Le due vicende, per quanto ontologicamente diverse sotto mille aspetti, sollevano , tuttavia, interrogativi simili: le tecnologie digitali, nate per ampliare la partecipazione democratica, possono diventare o stanno diventando strumenti di manipolazione? Se i processi democratici sono vulnerabili a influenze esterne quanto più preoccupante sarebbe se le manipolazioni provenissero dalle stesse istituzioni incaricate di garantire trasparenza e diritti? Le risposte a tali domande ci porterebbero lontano, fino a farci dubitare che nell’era digitale ,dominata dai social e dai chatbot di IA generativa che rendono sempre più arduo distinguere il vero dal falso , sia ancora possibile una scelta autenticamente democratica intesa come consapevole, informata, cosciente
Allarme per la democrazia: il monito
L’ammonimento del GEPD deve essere, allora, interpretata come un importante richiamo alla responsabilità che deve contraddistinguere le Istituzioni ponendo, nel contempo, interrogativi profondi su quanto le medesime siano realmente pronte a contrastare le derive digitali, anche endogene, che minacciano la democrazia. “Medice cura te ipsum” si potrebbe dire.
La vicenda, dunque, deve servire non tanto e non solo ad ammonire la Commissione, ma ad “avvertire“ tutte le istituzioni e gli attori coinvolti nel panorama della democrazia digitale a cominciare dai governi per arrivare ai partiti. La democrazia, in un’epoca in cui i social media sono diventati non solo il nuovo ecosistema su cui trascorriamo sempre più parte della nostra vita vigile ma anche il campo di battaglia per nuove forme di propaganda e persuasione politica, è più fragile che mai.
Se l’Europa vuole essere e rimanere un modello nella difesa dei diritti fondamentali delle persone, e in particolare nella tutela dei dati personali in quanto trasposizione dell’umanità sulla rete, dovrà prendere molto sul serio l’ammonimento del GEPD e dotarsi di sistemi comunicativi a “compliance rafforzata”.
E’ auspicabile che l’intervento del GEPD, rappresenti un punto di (ri)partenza per un dibattito più ampio sul futuro della democrazia digitale e sul ruolo delle istituzioni per garantirne e preservarne l’integrità e la credibilità .Se così non fosse, si rischierebbe di trasformare strumenti di progresso in potenti mezzi di manipolazione, lasciando i cittadini sempre più soli e disillusi ma, soprattutto, vulnerabili.
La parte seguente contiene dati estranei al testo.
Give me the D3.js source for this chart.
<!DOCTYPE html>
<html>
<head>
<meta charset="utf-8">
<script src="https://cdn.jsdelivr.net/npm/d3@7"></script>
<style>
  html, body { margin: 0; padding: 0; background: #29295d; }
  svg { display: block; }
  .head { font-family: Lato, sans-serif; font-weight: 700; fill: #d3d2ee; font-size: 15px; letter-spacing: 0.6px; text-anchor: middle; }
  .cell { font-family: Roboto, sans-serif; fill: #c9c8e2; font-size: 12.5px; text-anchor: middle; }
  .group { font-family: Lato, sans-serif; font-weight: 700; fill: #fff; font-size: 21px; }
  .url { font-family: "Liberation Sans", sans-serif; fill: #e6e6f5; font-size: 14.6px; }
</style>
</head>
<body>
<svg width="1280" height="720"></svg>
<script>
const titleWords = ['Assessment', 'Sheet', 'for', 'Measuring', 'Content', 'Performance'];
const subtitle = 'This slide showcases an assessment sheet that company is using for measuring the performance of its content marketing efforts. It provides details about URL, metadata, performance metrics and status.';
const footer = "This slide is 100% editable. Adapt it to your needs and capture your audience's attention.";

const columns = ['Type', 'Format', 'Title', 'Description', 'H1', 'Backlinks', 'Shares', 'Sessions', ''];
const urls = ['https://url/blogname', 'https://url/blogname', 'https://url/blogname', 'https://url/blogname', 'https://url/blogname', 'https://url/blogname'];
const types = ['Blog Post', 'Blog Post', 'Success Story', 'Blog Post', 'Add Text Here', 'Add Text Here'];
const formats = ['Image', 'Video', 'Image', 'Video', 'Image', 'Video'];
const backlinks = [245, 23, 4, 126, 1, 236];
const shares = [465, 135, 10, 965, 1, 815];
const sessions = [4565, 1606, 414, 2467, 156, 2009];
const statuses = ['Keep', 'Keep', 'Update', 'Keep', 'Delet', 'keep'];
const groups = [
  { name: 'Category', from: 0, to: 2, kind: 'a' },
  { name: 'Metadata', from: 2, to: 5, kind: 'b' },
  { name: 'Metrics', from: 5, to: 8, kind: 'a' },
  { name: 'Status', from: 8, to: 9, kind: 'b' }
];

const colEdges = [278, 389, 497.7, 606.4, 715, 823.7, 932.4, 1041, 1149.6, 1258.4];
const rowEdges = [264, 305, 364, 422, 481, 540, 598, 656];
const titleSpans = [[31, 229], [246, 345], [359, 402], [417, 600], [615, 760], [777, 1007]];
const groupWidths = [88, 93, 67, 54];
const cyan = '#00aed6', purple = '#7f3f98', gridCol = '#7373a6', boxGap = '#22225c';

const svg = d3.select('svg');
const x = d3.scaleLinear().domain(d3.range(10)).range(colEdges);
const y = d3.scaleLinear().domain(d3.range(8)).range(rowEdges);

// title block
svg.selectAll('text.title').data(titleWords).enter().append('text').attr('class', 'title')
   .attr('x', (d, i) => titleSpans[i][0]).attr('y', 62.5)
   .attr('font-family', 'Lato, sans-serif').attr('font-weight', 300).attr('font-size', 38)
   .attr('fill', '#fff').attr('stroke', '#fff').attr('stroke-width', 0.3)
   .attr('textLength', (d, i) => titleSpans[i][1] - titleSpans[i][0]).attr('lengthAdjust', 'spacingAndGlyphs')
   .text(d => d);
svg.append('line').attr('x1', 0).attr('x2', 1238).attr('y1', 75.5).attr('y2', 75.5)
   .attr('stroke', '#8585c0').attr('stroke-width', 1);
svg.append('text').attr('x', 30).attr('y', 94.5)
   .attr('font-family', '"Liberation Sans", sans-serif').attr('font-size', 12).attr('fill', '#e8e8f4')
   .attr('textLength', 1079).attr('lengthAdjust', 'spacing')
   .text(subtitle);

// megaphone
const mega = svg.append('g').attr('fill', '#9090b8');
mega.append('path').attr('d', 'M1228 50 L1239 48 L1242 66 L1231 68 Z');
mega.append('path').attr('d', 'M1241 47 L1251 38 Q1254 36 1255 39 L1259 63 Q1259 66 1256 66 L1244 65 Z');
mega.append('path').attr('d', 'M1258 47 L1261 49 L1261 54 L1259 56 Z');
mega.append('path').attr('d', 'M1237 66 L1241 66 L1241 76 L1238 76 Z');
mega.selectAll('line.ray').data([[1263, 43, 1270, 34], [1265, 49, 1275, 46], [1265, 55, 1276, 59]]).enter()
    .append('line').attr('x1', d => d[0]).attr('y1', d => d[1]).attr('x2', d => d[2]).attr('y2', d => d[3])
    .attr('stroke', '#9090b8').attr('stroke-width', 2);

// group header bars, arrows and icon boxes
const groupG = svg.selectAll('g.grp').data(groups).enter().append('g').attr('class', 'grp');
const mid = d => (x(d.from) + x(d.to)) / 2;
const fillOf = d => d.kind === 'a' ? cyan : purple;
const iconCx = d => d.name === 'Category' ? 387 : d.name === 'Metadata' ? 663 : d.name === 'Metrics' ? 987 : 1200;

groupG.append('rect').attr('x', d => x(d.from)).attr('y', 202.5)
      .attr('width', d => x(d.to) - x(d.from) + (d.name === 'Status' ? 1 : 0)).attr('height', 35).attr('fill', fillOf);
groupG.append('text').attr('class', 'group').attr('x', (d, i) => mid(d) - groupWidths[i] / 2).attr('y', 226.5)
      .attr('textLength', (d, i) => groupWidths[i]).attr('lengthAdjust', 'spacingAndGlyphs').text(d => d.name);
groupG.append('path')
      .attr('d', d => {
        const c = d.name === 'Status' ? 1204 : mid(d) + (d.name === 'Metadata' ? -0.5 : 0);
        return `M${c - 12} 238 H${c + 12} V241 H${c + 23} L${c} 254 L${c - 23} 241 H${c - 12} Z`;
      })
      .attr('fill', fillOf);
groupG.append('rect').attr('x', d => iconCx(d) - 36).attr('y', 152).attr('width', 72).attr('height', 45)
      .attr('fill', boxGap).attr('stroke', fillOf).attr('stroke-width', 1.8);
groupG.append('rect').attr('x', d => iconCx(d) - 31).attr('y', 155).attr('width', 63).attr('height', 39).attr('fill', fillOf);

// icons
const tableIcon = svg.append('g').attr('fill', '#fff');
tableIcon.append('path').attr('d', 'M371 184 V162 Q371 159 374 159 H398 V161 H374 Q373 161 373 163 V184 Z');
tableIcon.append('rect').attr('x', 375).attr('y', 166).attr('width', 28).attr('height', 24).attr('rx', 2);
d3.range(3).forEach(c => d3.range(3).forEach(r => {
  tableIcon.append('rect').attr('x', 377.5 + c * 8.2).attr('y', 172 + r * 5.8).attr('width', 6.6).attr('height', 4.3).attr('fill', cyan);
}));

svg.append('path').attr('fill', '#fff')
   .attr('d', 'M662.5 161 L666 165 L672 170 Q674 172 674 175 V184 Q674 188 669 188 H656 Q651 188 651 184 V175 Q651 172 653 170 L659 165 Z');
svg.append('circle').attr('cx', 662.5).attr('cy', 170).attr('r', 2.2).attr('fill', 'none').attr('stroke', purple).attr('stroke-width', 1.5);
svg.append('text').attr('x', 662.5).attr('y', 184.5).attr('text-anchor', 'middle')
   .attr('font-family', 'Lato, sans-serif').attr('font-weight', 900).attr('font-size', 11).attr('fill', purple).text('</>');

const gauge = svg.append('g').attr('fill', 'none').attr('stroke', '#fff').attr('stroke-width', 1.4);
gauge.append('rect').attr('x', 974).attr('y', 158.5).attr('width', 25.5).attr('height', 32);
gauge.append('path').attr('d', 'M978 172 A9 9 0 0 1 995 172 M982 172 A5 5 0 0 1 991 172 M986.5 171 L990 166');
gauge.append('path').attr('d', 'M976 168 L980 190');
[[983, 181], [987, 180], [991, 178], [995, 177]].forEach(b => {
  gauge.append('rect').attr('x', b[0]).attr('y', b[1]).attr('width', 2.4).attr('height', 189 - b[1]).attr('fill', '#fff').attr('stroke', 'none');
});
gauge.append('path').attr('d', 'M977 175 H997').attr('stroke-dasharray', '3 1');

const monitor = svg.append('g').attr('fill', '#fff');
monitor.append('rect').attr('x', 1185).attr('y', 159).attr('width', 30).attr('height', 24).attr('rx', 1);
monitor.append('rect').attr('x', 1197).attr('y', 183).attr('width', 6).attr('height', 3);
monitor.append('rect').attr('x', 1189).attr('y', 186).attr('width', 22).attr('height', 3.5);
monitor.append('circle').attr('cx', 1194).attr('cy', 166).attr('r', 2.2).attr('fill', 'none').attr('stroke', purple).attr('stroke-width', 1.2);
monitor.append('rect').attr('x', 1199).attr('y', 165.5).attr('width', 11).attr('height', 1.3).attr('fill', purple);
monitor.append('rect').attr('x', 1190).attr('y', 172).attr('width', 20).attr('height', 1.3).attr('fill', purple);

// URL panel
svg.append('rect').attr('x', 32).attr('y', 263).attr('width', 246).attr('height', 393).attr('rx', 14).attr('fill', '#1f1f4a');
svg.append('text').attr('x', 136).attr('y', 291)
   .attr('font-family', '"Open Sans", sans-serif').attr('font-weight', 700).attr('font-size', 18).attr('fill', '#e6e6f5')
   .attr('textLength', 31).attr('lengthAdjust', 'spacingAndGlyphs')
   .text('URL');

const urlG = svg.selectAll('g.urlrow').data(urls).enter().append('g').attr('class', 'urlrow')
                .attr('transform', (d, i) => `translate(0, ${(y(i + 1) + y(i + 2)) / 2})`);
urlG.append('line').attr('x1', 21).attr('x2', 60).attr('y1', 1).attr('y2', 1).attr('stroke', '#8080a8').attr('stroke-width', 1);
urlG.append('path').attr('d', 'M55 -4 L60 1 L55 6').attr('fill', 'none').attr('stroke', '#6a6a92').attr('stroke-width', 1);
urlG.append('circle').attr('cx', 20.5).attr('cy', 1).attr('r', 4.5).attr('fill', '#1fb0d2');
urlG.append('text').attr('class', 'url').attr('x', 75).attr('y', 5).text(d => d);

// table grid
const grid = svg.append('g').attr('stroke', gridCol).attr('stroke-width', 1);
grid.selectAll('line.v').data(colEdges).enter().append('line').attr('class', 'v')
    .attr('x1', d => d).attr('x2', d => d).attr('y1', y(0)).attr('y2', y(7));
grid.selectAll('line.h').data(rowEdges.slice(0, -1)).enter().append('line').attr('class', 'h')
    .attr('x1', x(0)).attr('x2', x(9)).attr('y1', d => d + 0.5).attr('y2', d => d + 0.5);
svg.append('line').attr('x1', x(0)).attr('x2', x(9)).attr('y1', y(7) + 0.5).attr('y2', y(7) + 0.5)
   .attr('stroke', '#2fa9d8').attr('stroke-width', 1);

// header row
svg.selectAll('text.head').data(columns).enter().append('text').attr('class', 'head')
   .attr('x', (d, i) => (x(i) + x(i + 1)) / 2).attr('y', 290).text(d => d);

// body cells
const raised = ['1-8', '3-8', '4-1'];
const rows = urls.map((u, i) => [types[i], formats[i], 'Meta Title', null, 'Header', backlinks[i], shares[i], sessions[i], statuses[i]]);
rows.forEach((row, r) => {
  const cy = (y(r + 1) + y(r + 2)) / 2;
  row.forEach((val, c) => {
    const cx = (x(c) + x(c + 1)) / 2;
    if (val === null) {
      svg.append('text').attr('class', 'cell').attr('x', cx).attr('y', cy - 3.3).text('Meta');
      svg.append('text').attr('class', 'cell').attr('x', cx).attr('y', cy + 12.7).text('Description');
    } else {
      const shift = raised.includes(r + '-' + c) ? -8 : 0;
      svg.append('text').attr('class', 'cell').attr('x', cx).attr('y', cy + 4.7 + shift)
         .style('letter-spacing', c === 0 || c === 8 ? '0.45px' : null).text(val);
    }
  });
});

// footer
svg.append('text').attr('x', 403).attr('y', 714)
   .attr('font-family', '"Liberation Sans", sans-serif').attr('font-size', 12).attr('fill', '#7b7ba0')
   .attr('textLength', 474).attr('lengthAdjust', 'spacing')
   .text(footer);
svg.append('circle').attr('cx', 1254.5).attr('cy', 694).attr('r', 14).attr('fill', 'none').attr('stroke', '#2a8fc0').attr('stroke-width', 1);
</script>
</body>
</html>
Nel rispetto dell’articolo 21 della Costituzione Italiana!
“Tutti hanno diritto di manifestare liberamente il proprio pensiero con la parola, lo scritto e ogni altro mezzo di diffusione…”.
Occorre, infine, da una parte combattere le eventuali intromissioni tossiche nella vita democratica ma dall’altro preservare il valore della libertà di pensiero e di parola che non deve mai essere messo in discussione o in pericolo, neanche per perseguire l’intento di limitare la diffusione delle “fake news”.
Un equilibrio delicatissimo e complicatissimo da assicurare, soprattutto se a garantirlo devono essere non dei giudici ma dei semplici “mediatori” ( pagati dai privati).